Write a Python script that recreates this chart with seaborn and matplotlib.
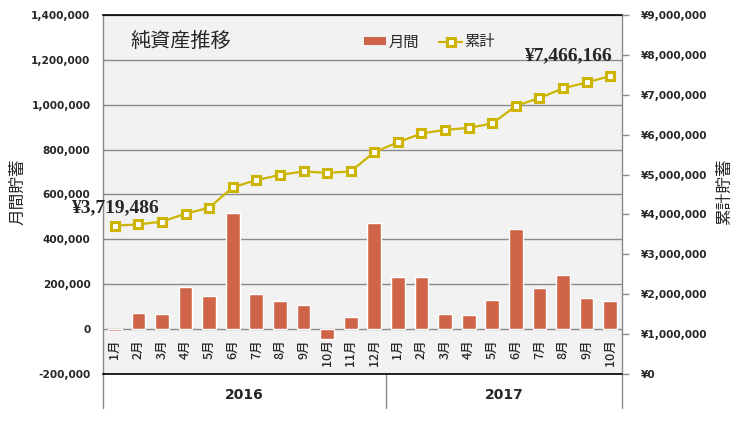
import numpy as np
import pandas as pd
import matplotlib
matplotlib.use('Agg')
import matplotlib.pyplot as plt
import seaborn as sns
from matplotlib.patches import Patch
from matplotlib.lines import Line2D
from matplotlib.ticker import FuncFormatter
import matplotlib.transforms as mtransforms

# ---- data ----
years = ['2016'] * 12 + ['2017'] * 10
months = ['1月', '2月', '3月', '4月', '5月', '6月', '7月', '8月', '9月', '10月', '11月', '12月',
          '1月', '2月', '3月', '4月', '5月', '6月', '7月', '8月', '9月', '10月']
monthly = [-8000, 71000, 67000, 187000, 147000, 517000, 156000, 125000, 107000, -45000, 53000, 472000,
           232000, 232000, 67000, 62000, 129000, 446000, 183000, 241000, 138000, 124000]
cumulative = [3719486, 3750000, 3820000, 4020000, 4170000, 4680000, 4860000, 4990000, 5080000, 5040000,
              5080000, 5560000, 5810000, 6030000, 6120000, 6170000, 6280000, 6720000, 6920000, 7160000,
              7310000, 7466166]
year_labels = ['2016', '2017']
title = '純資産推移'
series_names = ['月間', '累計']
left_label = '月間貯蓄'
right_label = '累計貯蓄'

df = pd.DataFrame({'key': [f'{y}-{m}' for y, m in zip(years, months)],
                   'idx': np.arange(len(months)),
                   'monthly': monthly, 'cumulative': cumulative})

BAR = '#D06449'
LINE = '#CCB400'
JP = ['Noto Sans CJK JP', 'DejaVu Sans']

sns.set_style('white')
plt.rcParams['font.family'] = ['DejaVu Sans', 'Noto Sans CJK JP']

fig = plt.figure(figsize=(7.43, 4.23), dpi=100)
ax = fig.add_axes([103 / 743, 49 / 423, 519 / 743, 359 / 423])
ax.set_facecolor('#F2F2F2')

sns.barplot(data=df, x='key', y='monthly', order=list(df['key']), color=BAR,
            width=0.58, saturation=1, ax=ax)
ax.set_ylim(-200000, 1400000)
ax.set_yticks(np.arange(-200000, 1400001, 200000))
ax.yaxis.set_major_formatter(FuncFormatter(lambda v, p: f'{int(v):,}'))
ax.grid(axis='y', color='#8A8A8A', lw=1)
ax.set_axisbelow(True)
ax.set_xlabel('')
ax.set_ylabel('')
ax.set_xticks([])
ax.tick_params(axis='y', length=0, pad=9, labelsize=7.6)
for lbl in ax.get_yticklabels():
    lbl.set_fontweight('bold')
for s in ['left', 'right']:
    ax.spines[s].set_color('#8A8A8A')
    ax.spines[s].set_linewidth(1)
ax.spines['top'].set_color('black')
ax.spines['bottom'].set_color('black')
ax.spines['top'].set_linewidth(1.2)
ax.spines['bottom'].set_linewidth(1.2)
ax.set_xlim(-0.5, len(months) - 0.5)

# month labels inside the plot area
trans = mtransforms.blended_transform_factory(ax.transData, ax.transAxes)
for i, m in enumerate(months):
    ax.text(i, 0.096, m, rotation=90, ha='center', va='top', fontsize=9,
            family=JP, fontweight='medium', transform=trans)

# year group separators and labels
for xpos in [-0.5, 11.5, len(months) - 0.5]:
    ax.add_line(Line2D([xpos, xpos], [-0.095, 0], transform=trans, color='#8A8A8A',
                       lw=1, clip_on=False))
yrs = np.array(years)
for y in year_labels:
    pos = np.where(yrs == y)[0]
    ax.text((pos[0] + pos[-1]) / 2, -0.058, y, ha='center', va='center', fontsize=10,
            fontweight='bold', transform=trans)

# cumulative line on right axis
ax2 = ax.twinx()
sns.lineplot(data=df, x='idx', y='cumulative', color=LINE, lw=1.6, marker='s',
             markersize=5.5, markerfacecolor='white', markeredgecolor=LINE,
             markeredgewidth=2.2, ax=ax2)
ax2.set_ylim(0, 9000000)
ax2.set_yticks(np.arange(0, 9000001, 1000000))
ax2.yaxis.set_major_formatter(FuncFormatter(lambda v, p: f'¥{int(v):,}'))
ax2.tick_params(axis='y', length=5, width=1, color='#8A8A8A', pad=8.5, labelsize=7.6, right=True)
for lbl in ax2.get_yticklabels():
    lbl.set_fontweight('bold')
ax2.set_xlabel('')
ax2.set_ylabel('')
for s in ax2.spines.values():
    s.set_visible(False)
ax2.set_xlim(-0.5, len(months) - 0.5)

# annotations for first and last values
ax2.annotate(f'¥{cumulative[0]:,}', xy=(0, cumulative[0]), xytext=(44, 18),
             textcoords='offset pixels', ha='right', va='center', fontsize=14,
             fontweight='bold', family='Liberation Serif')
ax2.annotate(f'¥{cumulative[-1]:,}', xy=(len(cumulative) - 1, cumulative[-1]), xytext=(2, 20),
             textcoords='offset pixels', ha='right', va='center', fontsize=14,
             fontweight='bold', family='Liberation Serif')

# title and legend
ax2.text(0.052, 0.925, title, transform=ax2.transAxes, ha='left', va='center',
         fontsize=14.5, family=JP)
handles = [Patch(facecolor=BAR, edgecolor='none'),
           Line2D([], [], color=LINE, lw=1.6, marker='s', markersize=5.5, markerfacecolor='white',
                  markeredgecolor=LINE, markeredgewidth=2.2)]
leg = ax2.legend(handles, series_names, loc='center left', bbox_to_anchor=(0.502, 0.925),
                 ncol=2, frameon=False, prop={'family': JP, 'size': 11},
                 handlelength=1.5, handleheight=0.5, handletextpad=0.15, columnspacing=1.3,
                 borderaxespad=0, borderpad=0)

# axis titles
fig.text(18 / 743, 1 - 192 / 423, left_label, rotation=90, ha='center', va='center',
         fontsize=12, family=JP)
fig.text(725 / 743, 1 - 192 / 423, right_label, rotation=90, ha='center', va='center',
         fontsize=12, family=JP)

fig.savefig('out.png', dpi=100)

AIM – Every line of the data above should be quoted exactly. Omit the pictures.

EXERCISE SOLUTION –
Write a Python script that recreates this chart with seaborn and matplotlib.
import numpy as np
import pandas as pd
import matplotlib
matplotlib.use('Agg')
import matplotlib.pyplot as plt
import seaborn as sns
from matplotlib.patches import Patch
from matplotlib.lines import Line2D
from matplotlib.ticker import FuncFormatter
import matplotlib.transforms as mtransforms

# ---- data ----
years = ['2016'] * 12 + ['2017'] * 10
months = ['1月', '2月', '3月', '4月', '5月', '6月', '7月', '8月', '9月', '10月', '11月', '12月',
          '1月', '2月', '3月', '4月', '5月', '6月', '7月', '8月', '9月', '10月']
monthly = [-8000, 71000, 67000, 187000, 147000, 517000, 156000, 125000, 107000, -45000, 53000, 472000,
           232000, 232000, 67000, 62000, 129000, 446000, 183000, 241000, 138000, 124000]
cumulative = [3719486, 3750000, 3820000, 4020000, 4170000, 4680000, 4860000, 4990000, 5080000, 5040000,
              5080000, 5560000, 5810000, 6030000, 6120000, 6170000, 6280000, 6720000, 6920000, 7160000,
              7310000, 7466166]
year_labels = ['2016', '2017']
title = '純資産推移'
series_names = ['月間', '累計']
left_label = '月間貯蓄'
right_label = '累計貯蓄'

df = pd.DataFrame({'key': [f'{y}-{m}' for y, m in zip(years, months)],
                   'idx': np.arange(len(months)),
                   'monthly': monthly, 'cumulative': cumulative})

BAR = '#D06449'
LINE = '#CCB400'
JP = ['Noto Sans CJK JP', 'DejaVu Sans']

sns.set_style('white')
plt.rcParams['font.family'] = ['DejaVu Sans', 'Noto Sans CJK JP']

fig = plt.figure(figsize=(7.43, 4.23), dpi=100)
ax = fig.add_axes([103 / 743, 49 / 423, 519 / 743, 359 / 423])
ax.set_facecolor('#F2F2F2')

sns.barplot(data=df, x='key', y='monthly', order=list(df['key']), color=BAR,
            width=0.58, saturation=1, ax=ax)
ax.set_ylim(-200000, 1400000)
ax.set_yticks(np.arange(-200000, 1400001, 200000))
ax.yaxis.set_major_formatter(FuncFormatter(lambda v, p: f'{int(v):,}'))
ax.grid(axis='y', color='#8A8A8A', lw=1)
ax.set_axisbelow(True)
ax.set_xlabel('')
ax.set_ylabel('')
ax.set_xticks([])
ax.tick_params(axis='y', length=0, pad=9, labelsize=7.6)
for lbl in ax.get_yticklabels():
    lbl.set_fontweight('bold')
for s in ['left', 'right']:
    ax.spines[s].set_color('#8A8A8A')
    ax.spines[s].set_linewidth(1)
ax.spines['top'].set_color('black')
ax.spines['bottom'].set_color('black')
ax.spines['top'].set_linewidth(1.2)
ax.spines['bottom'].set_linewidth(1.2)
ax.set_xlim(-0.5, len(months) - 0.5)

# month labels inside the plot area
trans = mtransforms.blended_transform_factory(ax.transData, ax.transAxes)
for i, m in enumerate(months):
    ax.text(i, 0.096, m, rotation=90, ha='center', va='top', fontsize=9,
            family=JP, fontweight='medium', transform=trans)

# year group separators and labels
for xpos in [-0.5, 11.5, len(months) - 0.5]:
    ax.add_line(Line2D([xpos, xpos], [-0.095, 0], transform=trans, color='#8A8A8A',
                       lw=1, clip_on=False))
yrs = np.array(years)
for y in year_labels:
    pos = np.where(yrs == y)[0]
    ax.text((pos[0] + pos[-1]) / 2, -0.058, y, ha='center', va='center', fontsize=10,
            fontweight='bold', transform=trans)

# cumulative line on right axis
ax2 = ax.twinx()
sns.lineplot(data=df, x='idx', y='cumulative', color=LINE, lw=1.6, marker='s',
             markersize=5.5, markerfacecolor='white', markeredgecolor=LINE,
             markeredgewidth=2.2, ax=ax2)
ax2.set_ylim(0, 9000000)
ax2.set_yticks(np.arange(0, 9000001, 1000000))
ax2.yaxis.set_major_formatter(FuncFormatter(lambda v, p: f'¥{int(v):,}'))
ax2.tick_params(axis='y', length=5, width=1, color='#8A8A8A', pad=8.5, labelsize=7.6, right=True)
for lbl in ax2.get_yticklabels():
    lbl.set_fontweight('bold')
ax2.set_xlabel('')
ax2.set_ylabel('')
for s in ax2.spines.values():
    s.set_visible(False)
ax2.set_xlim(-0.5, len(months) - 0.5)

# annotations for first and last values
ax2.annotate(f'¥{cumulative[0]:,}', xy=(0, cumulative[0]), xytext=(44, 18),
             textcoords='offset pixels', ha='right', va='center', fontsize=14,
             fontweight='bold', family='Liberation Serif')
ax2.annotate(f'¥{cumulative[-1]:,}', xy=(len(cumulative) - 1, cumulative[-1]), xytext=(2, 20),
             textcoords='offset pixels', ha='right', va='center', fontsize=14,
             fontweight='bold', family='Liberation Serif')

# title and legend
ax2.text(0.052, 0.925, title, transform=ax2.transAxes, ha='left', va='center',
         fontsize=14.5, family=JP)
handles = [Patch(facecolor=BAR, edgecolor='none'),
           Line2D([], [], color=LINE, lw=1.6, marker='s', markersize=5.5, markerfacecolor='white',
                  markeredgecolor=LINE, markeredgewidth=2.2)]
leg = ax2.legend(handles, series_names, loc='center left', bbox_to_anchor=(0.502, 0.925),
                 ncol=2, frameon=False, prop={'family': JP, 'size': 11},
                 handlelength=1.5, handleheight=0.5, handletextpad=0.15, columnspacing=1.3,
                 borderaxespad=0, borderpad=0)

# axis titles
fig.text(18 / 743, 1 - 192 / 423, left_label, rotation=90, ha='center', va='center',
         fontsize=12, family=JP)
fig.text(725 / 743, 1 - 192 / 423, right_label, rotation=90, ha='center', va='center',
         fontsize=12, family=JP)

fig.savefig('out.png', dpi=100)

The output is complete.